Suzuki Shin’ichi (né en 1957)
(p. 39)
Son ballon qui éclate –
Pour le garçon
Le ciel s’est éloigné
*
(p. 80)
Pendu
Dans une toile d’araignée –
Le ciel de l’après-guerre
*
(p. 170)
Ces enfants qui veulent dessiner
Des navires de guerre –
Je les plains
Takahashi Shizumi (née en 1973)
(p. 167)
Dans un coin de mon ventre
Il y a le ciel
De Pearl Harbor
Taneda Santôka (1882-1940)
(p. 176)
Seulement ce chemin
Où je marche seul
Oui, c’est un haïku de « deux vers » au lieu de trois (rythmique japonaise de 5-7 au lieu de 5-7-5). Et, non, vous ne ferez pas de blague sur Jean-Jacques Goldman.
(Trop tard.)
Terayama Shûji (1935-1983)
(p. 64)
Été dans la réserve –
Serrés au fond des livres
Les mots des auteurs morts
*
(p. 147)
Rhume d’hiver –
La pièce s’achève
Sur la mort du poète
*
(p. 153)
S’évader !
Et que se brise
Le crayon de l’hiver
Tomiyasu Fûsei (1885-1979)
(p. 116)
Le bruissement des insectes
La lumière de la une –
Souvent je les oublie
Usami Gyomoku (né en 1926)
(p. 114)
Midi d’automne –
Dans la ruche
Le bruit du pas des abeilles
Usuda Arô (1879-1951)
(p. 51)
Les azalées flamboient –
Tout ce qui vit
Va vers la mort
Wada Gorô (né en 1923)
(p. 27)
Dans la montagne
Les arbres font halte –
On enterre le printemps
Yoshida Tôshirô (né en 1927)
(p. 104)
Bientôt
L’homme posera une échelle
Contre la Voie lactée
Yotsuya Ryû (né en 1958)
(p. 108)
Déchirant le brouillard
Voici
Le visage blanc d’un ami
UNE AFFAIRE À SUIVRE…
Le bilan est donc très positif – oui, j’ai aimé ces haïkus ! Dingue… Mais c’est rassurant, quelque part.

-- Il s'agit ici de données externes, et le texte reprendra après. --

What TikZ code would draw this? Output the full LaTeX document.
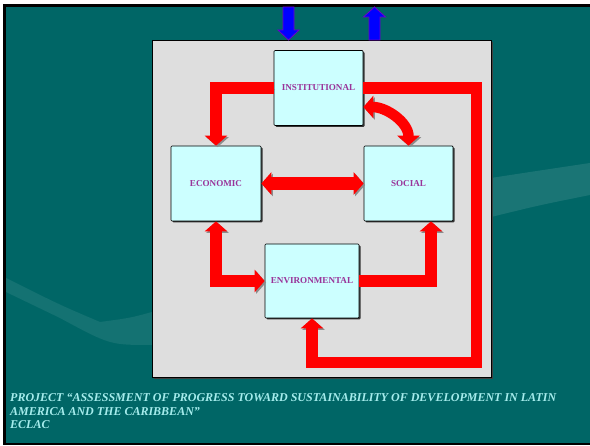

Mais, surtout, cela appelle des compléments. D’autant que la poésie japonaise contemporaine est bien loin de se limiter au haïku – en fait, on utilise même des termes différents pour désigner poètes et haïkistes… Une lecture en cours pourrait permettre d’éclairer un peu plus la question ; je devrais donc vous parler prochainement du recueil 101 Poèmes du Japon d’aujourd’hui… D'ici-là, l'anthologie Haiku du XXe siècle : le poème court japonais d'aujourd'hui m'a fait l'effet d'une belle réussite.